According to Dr Madhu Bhaskaran and colleagues from RMIT University and the Australian National University, piezoelectric nano-films will convert movement into small electrical charges.
They measured the potential of piezoelectric nano-films to provide energy for small electronic devices.
"With the drive for alternative energy solutions, we need to find more efficient ways to power microchips, which are the building blocks of everyday technology like the smarter phone or faster computer," Bhaskaran told the ABC Science.
"Piezoelectrics could be integrated into running shoes to charge mobile phones, enable laptops to be powered through typing or even used to convert blood pressure into a power source for pacemakers — essentially creating an everlasting battery,” she added.
Research into the possibility of piezoelectric material using human energy to power devices is not a new field.
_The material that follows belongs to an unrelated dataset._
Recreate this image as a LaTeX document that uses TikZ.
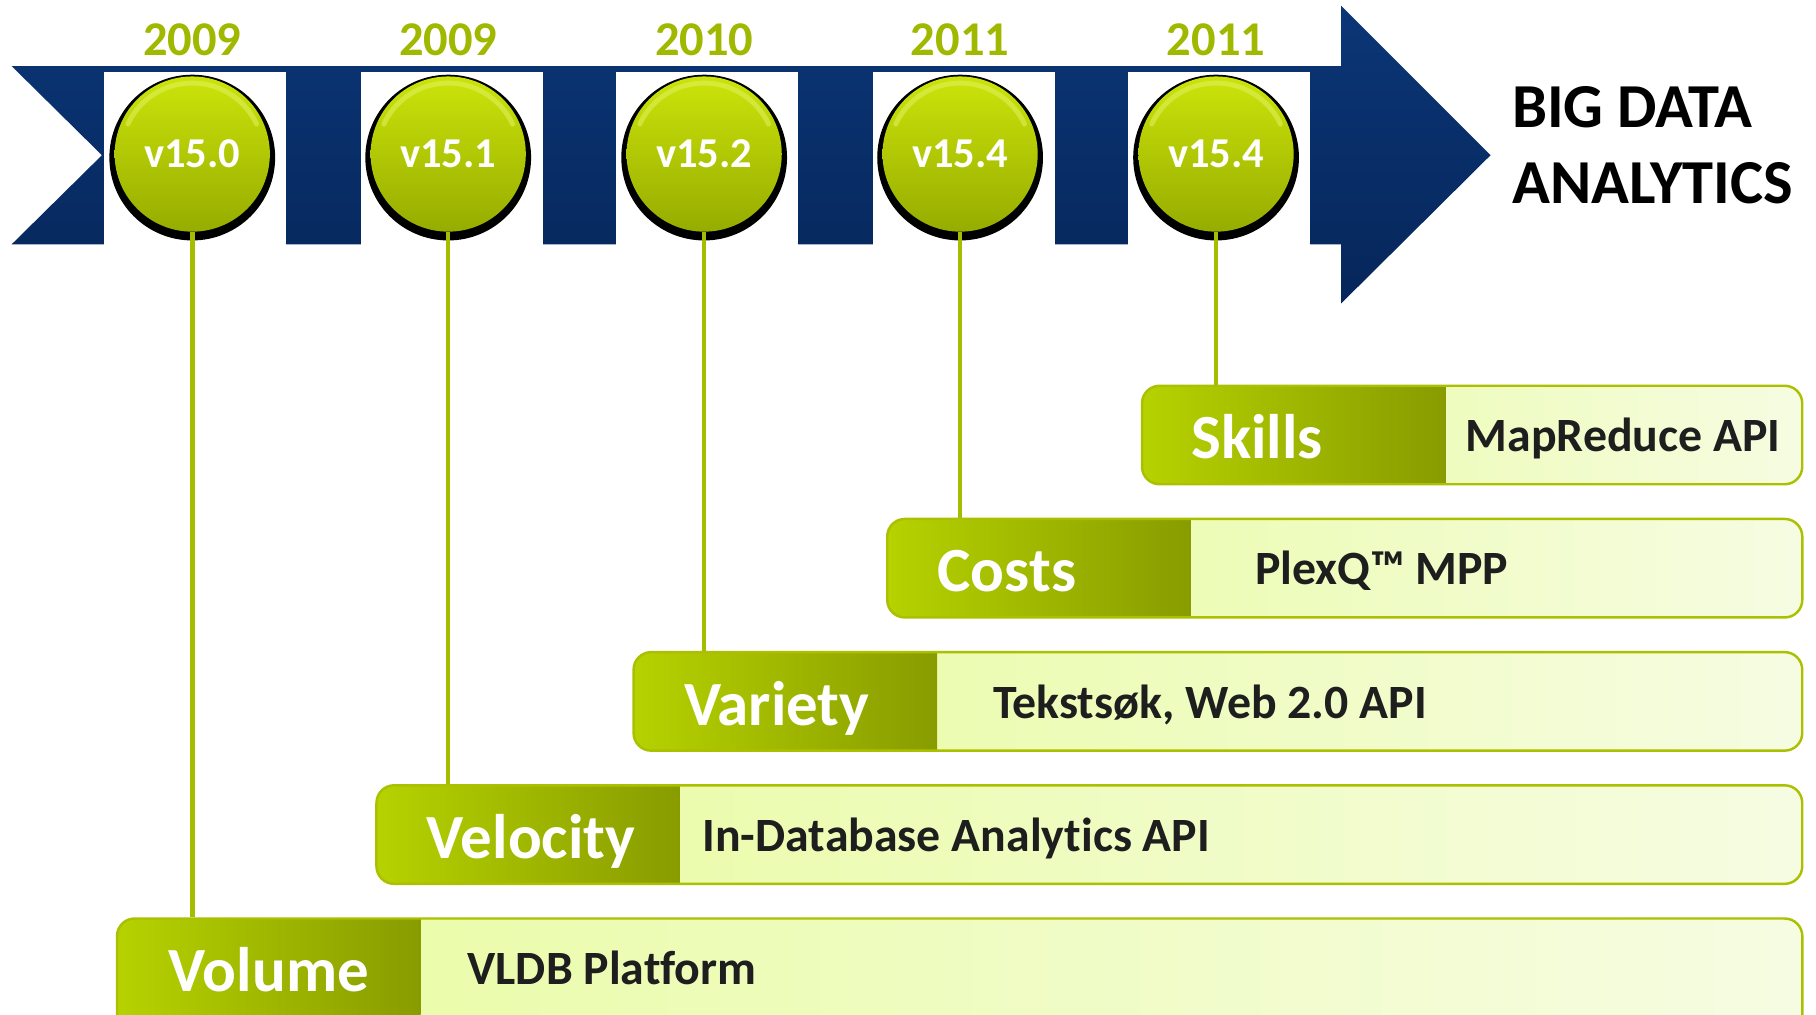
\documentclass[tikz,border=0pt]{standalone}
\usepackage{fontspec}
\setmainfont{Carlito}[Ligatures={NoCommon,NoContextual}]
\definecolor{navytop}{RGB}{11,54,118}
\definecolor{navybot}{RGB}{6,38,90}
\definecolor{yearcol}{RGB}{160,184,0}
\definecolor{ballT}{RGB}{204,228,10}
\definecolor{ballB}{RGB}{150,172,0}
\definecolor{ballRim}{RGB}{222,240,90}
\definecolor{stemcol}{RGB}{166,188,0}
\definecolor{barline}{RGB}{170,192,0}
\definecolor{darkL}{RGB}{182,210,0}
\definecolor{darkR}{RGB}{136,156,0}
\definecolor{paleL}{RGB}{232,252,160}
\definecolor{paleR}{RGB}{246,252,226}
\definecolor{desccol}{RGB}{30,30,30}
\begin{document}
\begin{tikzpicture}[x=0.011582cm, y=-0.011582cm,
  year/.style={text=yearcol, font=\bfseries\fontsize{13.8}{16}\selectfont, anchor=base, inner sep=0},
  ver/.style={circle, minimum size=1.552cm, inner sep=0, top color=ballT, bottom color=ballB,
    text=white, font=\bfseries\fontsize{12.1}{14}\selectfont,
    preaction={fill=black, draw=black, line width=3pt, transform canvas={yshift=-1pt}},
    path picture={
      \draw[ballRim, line width=1.4pt, opacity=0.6, line cap=round]
        ([shift={(155:0.71cm)}]path picture bounding box.center)
        arc[start angle=155, end angle=25, radius=0.71cm];
    }},
  window/.style={fill=white},
  stem/.style={draw=stemcol, line width=1.3pt},
  bar/.style={draw=barline, line width=0.7pt, rounded corners=5pt, anchor=north west,
    inner sep=0, minimum height=0.985cm,
    path picture={
      \shade[sharp corners, left color=paleL, right color=paleR]
        (path picture bounding box.south west) rectangle (path picture bounding box.north east);
      \shade[sharp corners, left color=darkL, right color=darkR]
        (path picture bounding box.south west) rectangle ([xshift=3.0345cm]path picture bounding box.north west);
    }},
  lab/.style={anchor=base west, inner sep=0, text=white, font=\bfseries\fontsize{17.9}{20}\selectfont},
  desc/.style={anchor=base west, inner sep=0, text=desccol, font=\bfseries\fontsize{13.6}{16}\selectfont},
  big/.style={anchor=base west, inner sep=0, text=black, font=\bfseries\fontsize{17.8}{20}\selectfont}
]
\useasboundingbox (0,0) rectangle (1568,876);
\begin{scope}
\clip (0,0) rectangle (1568,876);

% timeline band with notched tail and arrow head
\shade[top color=navytop, bottom color=navybot]
  (10,57) -- (1158,57) -- (1158,5) -- (1287,134) -- (1158,262) -- (1158,211)
  -- (10,211) -- (88,134) -- cycle;

% white windows for the release markers
\fill[window] (90,62) rectangle (247,212);
\fill[window] (312,62) rectangle (469,212);
\fill[window] (532,62) rectangle (689,212);
\fill[window] (754,62) rectangle (911,212);
\fill[window] (974,62) rectangle (1131,212);

% years
\node[year] (y1) at (166,48) {2009};
\node[year] (y2) at (387,48) {2009};
\node[year] (y3) at (608,48) {2010};
\node[year] (y4) at (829,48) {2011};
\node[year] (y5) at (1050,48) {2011};

% release balls
\node[ver] (c1) at (166,133) {v15.0};
\node[ver] (c2) at (387,133) {v15.1};
\node[ver] (c3) at (608,133) {v15.2};
\node[ver] (c4) at (829,133) {v15.4};
\node[ver] (c5) at (1050,133) {v15.4};

% headline
\node[big] (bd1) at (1305,110) {BIG DATA};
\node[big] (bd2) at (1305,176) {ANALYTICS};

% feature bars
\node[bar, minimum width=6.602cm]  (skills) at (985,332) {};
\node[bar, minimum width=9.150cm]  (costs)  at (765,447) {};
\node[bar, minimum width=11.686cm] (variety) at (546,562) {};
\node[bar, minimum width=14.257cm] (velocity) at (324,677) {};
\node[bar, minimum width=16.852cm, minimum height=1.2cm] (volume) at (100,792) {};

% stems from each release down to its bar
\draw[stem] (c1.south) -- (c1.south |- volume.north);
\draw[stem] (c2.south) -- (c2.south |- velocity.north);
\draw[stem] (c3.south) -- (c3.south |- variety.north);
\draw[stem] (c4.south) -- (c4.south |- costs.north);
\draw[stem] (c5.south) -- (c5.south |- skills.north);

% bar titles
\node[lab] (skillsL) at (1028,396) {Skills};
\node[lab] (costsL) at (809,511) {Costs};
\node[lab] (varietyL) at (590,626) {Variety};
\node[lab] (velocityL) at (368,741) {Velocity};
\node[lab] (volumeL) at (145,856) {Volume};

% bar descriptions
\node[desc] (skillsD) at (1265,390) {MapReduce API};
\node[desc] (costsD) at (1083,505) {PlexQ™ MPP};
\node[desc] (varietyD) at (857,620) {Tekstsøk, Web 2.0 API};
\node[desc] (velocityD) at (606,735) {In-Database Analytics API};
\node[desc] (volumeD) at (403,850) {VLDB Platform};
\end{scope}
\end{tikzpicture}
\end{document}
Electronic devices already have integrated chips, which are coated in thin films, so the integration of piezoelectric films onto the chip would be a simple process, said Bhaskaran.
To assess voltage generation they coated a silicon substrate with 700 and 1400 nanometre thick lead-based (PSZT) films and applied very small forces of between 0.1 millinewtons (mN) and 2.5 mN.
They then created 200 to 400 nm "nano-islands" from the 700 nm film to assess whether textured surfaces created more energy than continuous surfaces.
While the planar geometry had no influence on the voltage generation, it did increase the current.
Baskharan and her team achieved voltage outputs of up to 40 mV and currents up to around 200 picoamps (pA). They found the effective power generated by nano-films was around 250 microwatts with a force of 5 mN.
That``s about 10 times less than the power you need to run a smart phone, so the next challenge will be to amplify the electrical energy so it can be integrated into electrical devices, said Bhaskaran.
The findings are reported in Advanced Functional Materials.